Identify and copy all lines of the material where the string "chart" is found.

## start Data excerpt

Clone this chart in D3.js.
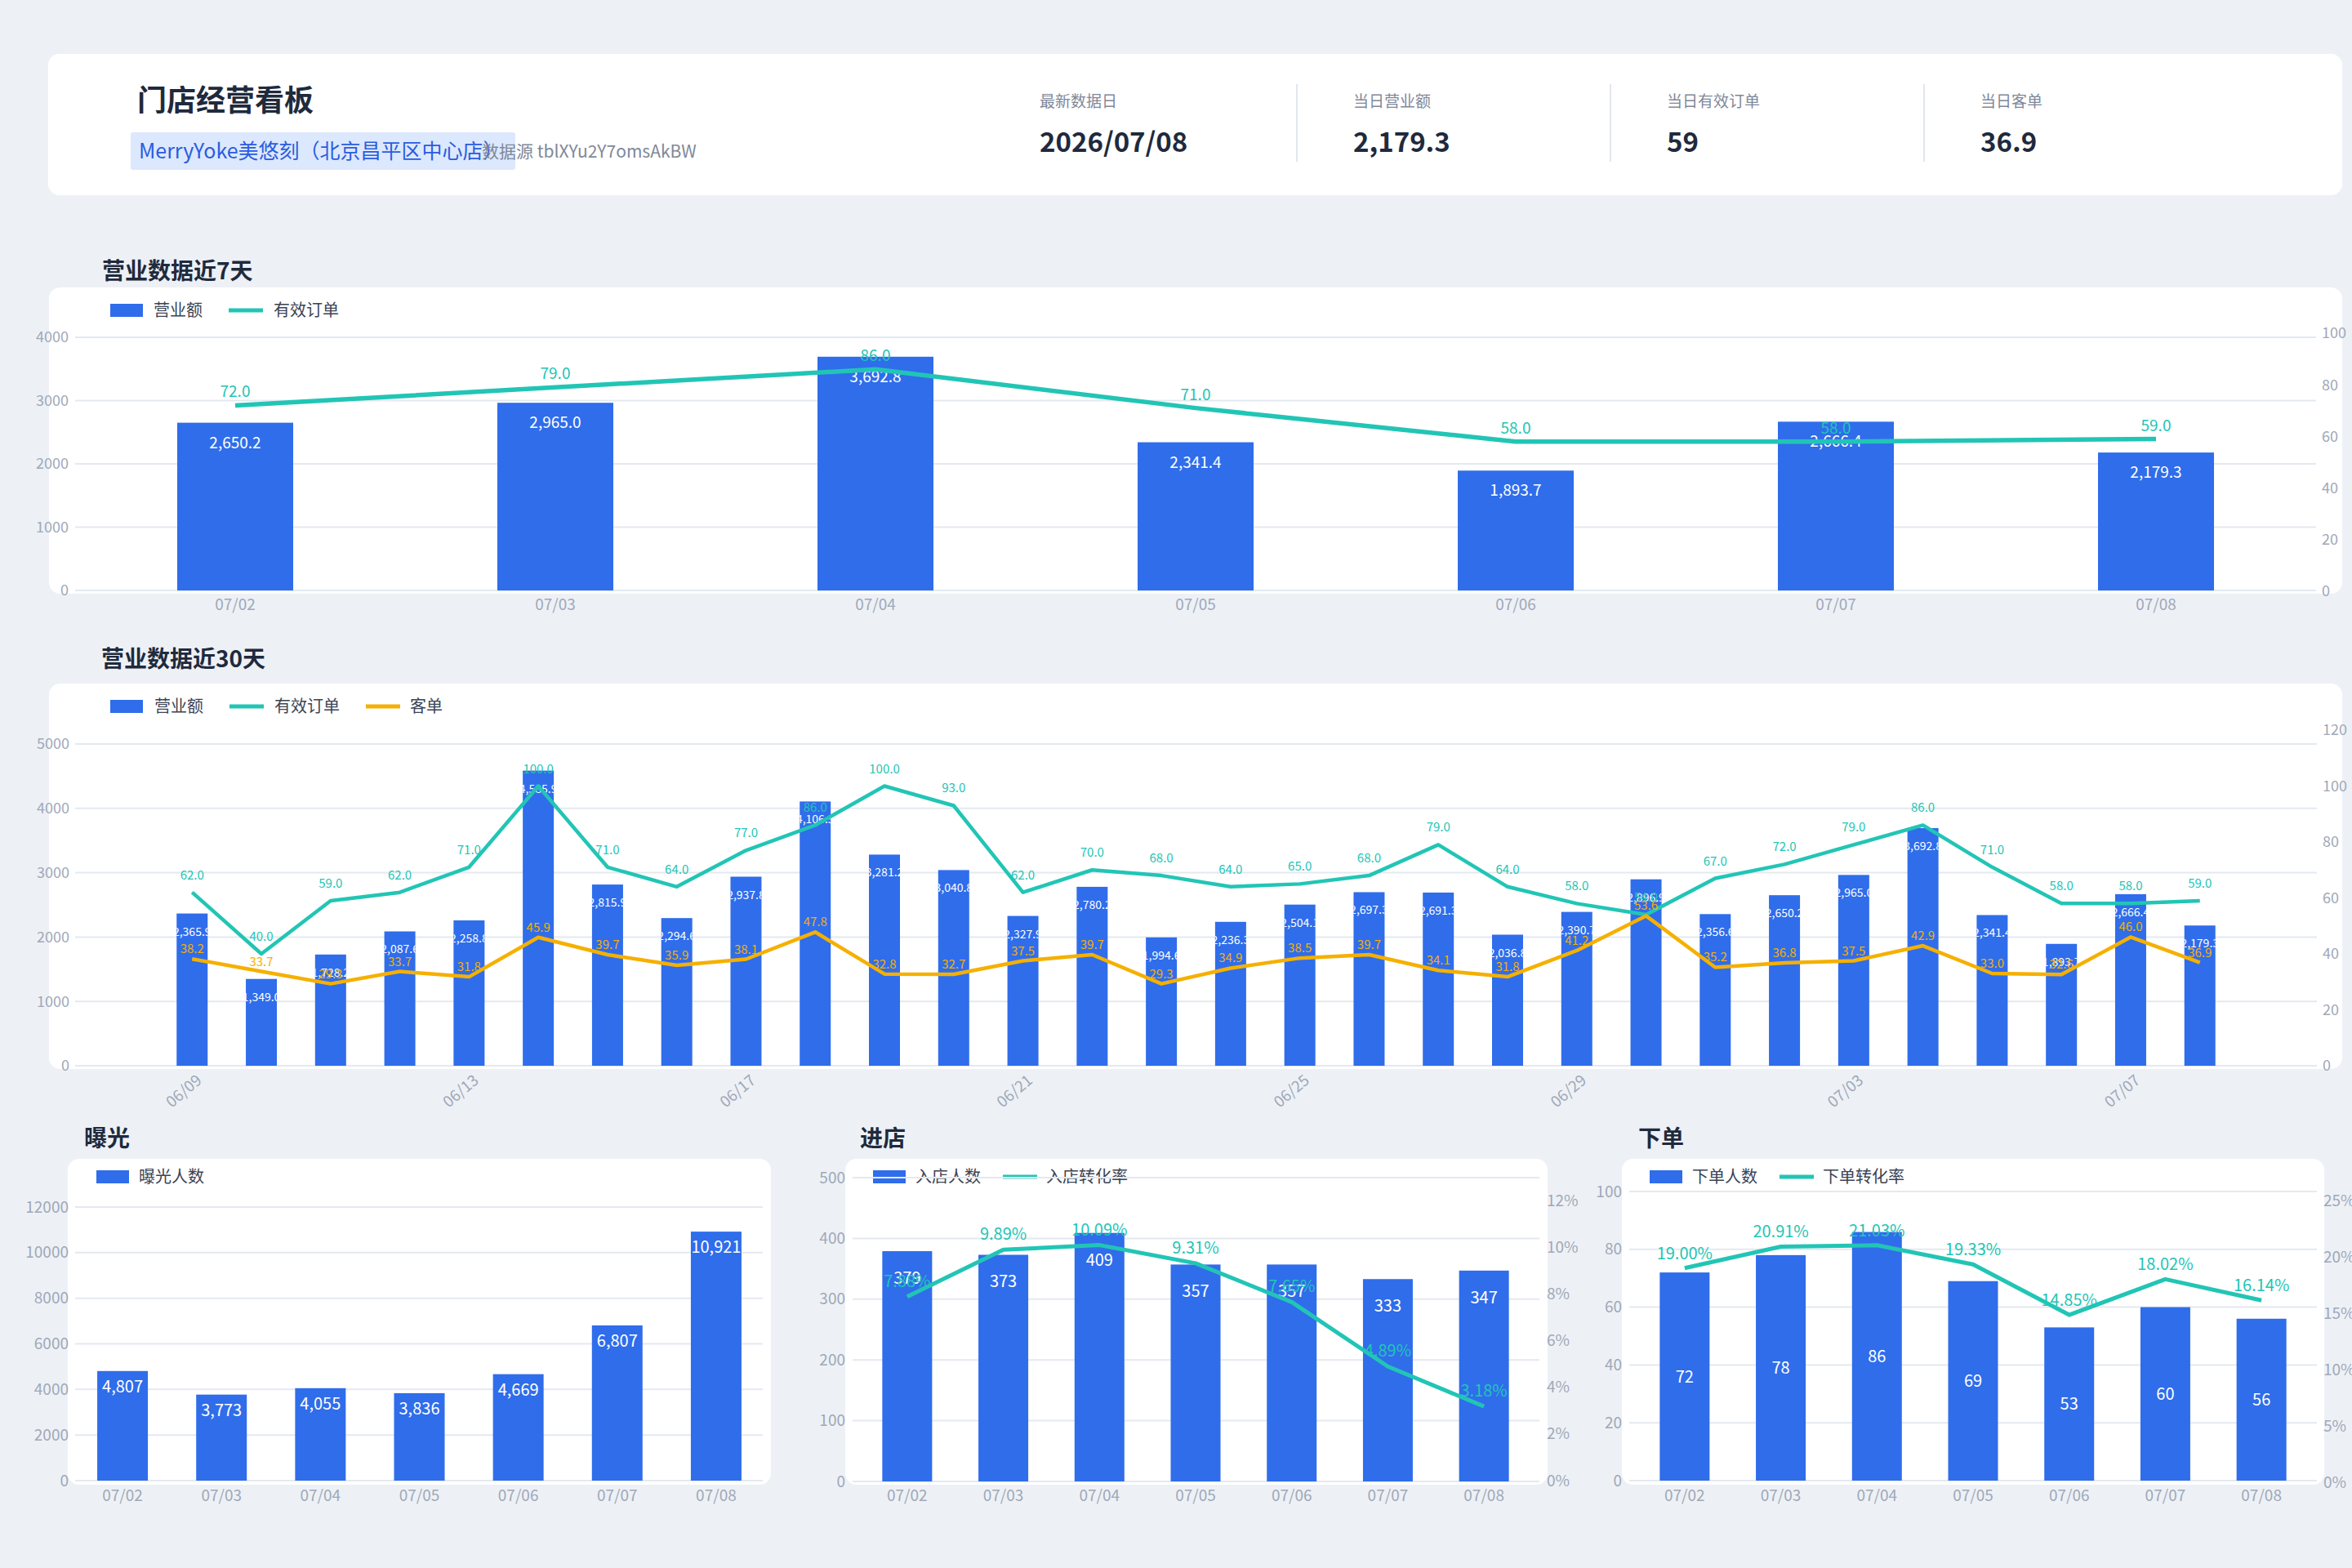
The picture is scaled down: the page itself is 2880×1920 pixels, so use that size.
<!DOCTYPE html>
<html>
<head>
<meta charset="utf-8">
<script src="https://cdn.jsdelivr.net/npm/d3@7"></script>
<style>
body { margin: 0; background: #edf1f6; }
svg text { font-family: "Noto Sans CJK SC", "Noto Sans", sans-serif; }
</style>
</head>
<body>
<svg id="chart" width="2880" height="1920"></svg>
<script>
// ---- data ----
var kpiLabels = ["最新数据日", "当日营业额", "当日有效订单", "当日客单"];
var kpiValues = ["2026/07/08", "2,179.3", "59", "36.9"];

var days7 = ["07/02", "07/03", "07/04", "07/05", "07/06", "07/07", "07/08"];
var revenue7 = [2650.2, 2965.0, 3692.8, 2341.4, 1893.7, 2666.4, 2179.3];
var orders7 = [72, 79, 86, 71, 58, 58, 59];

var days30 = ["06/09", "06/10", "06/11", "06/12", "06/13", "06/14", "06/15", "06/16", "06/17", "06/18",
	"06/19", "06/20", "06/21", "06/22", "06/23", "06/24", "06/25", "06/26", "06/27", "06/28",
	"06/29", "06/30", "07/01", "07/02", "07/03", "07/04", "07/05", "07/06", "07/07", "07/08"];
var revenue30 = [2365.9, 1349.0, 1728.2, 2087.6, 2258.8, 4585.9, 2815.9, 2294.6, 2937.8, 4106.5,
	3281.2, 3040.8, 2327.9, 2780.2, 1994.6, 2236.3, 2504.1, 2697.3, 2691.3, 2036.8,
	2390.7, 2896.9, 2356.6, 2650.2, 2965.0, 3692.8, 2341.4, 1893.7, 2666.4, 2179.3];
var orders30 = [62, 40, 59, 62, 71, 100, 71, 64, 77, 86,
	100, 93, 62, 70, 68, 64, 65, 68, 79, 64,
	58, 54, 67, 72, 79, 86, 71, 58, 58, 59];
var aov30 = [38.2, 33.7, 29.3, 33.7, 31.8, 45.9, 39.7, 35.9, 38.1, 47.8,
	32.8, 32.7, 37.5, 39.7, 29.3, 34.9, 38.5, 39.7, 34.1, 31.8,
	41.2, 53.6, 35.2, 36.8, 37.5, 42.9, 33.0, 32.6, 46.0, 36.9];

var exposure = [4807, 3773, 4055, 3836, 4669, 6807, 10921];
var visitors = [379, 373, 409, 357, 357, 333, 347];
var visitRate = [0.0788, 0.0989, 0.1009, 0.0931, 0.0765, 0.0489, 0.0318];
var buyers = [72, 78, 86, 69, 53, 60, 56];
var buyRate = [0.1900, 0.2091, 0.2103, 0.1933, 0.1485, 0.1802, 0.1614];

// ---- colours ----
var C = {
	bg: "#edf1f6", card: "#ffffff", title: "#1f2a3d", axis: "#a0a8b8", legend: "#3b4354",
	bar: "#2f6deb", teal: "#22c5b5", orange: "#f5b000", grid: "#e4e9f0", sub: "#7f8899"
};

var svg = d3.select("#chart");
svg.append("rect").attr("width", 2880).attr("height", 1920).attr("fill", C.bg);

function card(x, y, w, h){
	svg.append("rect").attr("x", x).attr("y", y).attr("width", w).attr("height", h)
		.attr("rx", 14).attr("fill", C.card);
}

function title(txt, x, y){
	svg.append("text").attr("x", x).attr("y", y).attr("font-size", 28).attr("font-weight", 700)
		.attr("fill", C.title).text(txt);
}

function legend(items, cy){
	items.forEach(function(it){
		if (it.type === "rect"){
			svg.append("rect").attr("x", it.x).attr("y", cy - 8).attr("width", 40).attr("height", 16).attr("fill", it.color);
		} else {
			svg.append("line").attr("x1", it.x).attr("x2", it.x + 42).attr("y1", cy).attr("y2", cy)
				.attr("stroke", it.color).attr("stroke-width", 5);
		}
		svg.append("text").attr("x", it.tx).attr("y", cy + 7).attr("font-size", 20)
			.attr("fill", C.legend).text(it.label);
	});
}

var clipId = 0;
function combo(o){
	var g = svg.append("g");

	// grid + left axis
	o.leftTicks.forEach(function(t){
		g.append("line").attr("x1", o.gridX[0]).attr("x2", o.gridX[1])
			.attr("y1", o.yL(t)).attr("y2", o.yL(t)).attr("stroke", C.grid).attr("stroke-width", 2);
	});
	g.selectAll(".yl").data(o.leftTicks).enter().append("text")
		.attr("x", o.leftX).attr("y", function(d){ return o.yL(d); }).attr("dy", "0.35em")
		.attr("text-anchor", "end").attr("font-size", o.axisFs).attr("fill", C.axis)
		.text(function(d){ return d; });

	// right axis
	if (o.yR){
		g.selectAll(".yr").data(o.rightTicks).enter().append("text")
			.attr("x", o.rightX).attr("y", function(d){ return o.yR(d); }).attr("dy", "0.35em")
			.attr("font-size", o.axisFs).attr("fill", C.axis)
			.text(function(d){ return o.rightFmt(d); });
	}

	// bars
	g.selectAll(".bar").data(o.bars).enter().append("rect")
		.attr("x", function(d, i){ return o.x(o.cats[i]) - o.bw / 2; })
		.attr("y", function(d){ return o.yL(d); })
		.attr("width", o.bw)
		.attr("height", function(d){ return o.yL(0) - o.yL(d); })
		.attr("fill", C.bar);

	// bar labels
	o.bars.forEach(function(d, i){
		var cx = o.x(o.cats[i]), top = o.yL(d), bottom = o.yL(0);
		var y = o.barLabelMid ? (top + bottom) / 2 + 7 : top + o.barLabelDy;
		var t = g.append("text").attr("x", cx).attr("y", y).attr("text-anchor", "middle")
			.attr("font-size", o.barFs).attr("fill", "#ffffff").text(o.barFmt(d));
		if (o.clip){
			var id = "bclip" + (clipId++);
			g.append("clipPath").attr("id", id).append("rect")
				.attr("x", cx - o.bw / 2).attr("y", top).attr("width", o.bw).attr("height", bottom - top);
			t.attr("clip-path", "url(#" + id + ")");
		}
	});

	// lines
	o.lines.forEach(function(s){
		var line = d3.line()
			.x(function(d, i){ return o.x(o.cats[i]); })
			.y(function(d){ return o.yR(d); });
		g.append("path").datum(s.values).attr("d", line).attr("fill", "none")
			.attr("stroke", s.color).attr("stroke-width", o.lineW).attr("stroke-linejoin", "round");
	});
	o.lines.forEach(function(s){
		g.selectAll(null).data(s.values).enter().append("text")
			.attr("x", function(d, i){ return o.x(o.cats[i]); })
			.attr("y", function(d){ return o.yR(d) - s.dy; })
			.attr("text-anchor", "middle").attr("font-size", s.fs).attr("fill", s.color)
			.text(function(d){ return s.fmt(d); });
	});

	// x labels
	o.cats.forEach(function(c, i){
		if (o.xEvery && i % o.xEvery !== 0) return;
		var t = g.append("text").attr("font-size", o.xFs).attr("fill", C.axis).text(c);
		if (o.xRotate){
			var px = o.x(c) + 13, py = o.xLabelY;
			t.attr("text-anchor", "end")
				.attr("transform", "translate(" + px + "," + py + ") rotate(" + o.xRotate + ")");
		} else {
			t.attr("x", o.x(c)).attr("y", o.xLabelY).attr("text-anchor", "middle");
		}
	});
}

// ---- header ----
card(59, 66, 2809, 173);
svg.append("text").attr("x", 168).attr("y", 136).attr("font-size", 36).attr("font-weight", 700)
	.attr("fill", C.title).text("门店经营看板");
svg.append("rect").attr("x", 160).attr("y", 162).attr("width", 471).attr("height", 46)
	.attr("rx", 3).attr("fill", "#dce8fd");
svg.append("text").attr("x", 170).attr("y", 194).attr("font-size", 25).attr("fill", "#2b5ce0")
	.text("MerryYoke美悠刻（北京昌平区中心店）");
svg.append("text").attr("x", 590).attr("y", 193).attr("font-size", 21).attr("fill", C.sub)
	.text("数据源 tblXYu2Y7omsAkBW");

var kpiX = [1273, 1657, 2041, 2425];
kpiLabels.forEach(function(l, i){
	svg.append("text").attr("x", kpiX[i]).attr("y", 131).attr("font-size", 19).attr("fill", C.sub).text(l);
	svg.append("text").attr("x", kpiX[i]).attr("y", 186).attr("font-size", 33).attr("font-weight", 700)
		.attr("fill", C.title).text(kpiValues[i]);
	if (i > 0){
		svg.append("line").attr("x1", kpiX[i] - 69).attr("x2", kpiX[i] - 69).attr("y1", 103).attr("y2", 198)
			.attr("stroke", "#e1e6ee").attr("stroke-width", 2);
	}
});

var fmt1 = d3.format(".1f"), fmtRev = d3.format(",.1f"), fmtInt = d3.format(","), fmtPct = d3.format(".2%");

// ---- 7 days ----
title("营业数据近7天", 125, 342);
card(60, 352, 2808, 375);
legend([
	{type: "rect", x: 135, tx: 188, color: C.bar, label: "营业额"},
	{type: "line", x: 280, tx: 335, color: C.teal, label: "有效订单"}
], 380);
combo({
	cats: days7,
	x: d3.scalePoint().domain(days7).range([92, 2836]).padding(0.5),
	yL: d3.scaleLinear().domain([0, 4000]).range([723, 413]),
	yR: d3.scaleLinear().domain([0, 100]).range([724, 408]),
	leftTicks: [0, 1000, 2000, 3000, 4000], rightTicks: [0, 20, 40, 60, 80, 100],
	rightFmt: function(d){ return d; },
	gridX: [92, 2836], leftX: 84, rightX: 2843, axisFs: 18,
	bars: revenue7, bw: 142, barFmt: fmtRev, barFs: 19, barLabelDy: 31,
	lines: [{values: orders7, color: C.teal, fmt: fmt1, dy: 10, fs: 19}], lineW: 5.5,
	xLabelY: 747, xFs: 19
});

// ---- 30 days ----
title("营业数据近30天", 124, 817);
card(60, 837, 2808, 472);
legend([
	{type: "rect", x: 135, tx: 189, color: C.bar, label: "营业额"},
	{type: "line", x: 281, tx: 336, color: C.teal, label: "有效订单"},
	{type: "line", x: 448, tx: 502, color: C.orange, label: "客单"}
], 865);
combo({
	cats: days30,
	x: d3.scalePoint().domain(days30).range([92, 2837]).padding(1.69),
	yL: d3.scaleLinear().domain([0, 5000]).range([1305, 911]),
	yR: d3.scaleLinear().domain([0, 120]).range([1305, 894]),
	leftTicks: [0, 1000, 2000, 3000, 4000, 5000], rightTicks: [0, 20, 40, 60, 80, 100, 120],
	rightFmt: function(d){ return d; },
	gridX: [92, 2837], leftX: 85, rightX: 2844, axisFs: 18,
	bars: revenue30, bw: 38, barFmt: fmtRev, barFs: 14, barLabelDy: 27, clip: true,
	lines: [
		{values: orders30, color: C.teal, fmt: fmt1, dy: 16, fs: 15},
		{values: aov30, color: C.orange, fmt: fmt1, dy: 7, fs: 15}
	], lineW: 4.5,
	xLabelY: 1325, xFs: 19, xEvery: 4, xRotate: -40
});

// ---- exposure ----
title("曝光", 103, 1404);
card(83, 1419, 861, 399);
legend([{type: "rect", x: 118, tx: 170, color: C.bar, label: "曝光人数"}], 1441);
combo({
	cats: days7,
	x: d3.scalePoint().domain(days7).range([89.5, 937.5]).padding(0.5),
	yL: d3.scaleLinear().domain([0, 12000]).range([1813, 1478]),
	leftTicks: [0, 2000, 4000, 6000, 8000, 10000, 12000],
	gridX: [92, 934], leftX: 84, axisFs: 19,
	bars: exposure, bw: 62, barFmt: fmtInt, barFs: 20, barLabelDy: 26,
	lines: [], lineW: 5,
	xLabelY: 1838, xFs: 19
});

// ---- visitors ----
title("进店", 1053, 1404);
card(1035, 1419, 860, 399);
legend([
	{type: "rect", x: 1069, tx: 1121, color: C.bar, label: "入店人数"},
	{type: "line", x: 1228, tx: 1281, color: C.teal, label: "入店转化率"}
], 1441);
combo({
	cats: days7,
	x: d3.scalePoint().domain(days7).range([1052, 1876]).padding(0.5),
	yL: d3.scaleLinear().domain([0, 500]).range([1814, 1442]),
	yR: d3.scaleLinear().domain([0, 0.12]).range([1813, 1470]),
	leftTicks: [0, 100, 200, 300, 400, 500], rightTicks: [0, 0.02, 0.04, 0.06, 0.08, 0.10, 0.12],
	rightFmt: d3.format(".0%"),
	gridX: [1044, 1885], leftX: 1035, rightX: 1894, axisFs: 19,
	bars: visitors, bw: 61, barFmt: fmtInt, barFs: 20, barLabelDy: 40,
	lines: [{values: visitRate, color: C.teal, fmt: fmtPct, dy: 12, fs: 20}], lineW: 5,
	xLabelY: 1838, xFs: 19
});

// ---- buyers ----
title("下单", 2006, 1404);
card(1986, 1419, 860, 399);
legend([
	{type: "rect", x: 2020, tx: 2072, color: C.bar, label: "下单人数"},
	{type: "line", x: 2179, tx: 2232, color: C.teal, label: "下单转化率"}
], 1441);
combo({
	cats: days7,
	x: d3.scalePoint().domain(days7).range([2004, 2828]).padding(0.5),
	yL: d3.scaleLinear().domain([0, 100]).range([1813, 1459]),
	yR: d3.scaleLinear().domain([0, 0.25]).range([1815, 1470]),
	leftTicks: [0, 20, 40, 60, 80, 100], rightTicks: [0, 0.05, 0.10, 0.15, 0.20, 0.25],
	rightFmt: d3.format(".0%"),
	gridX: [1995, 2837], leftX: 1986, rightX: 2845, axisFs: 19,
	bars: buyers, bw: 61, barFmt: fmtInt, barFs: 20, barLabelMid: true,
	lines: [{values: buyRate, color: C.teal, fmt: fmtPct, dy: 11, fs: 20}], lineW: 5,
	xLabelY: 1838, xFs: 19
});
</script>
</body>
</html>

## end Data excerpt

> **Task solution**:
Clone this chart in D3.js.
<svg id="chart" width="2880" height="1920"></svg>
var svg = d3.select("#chart");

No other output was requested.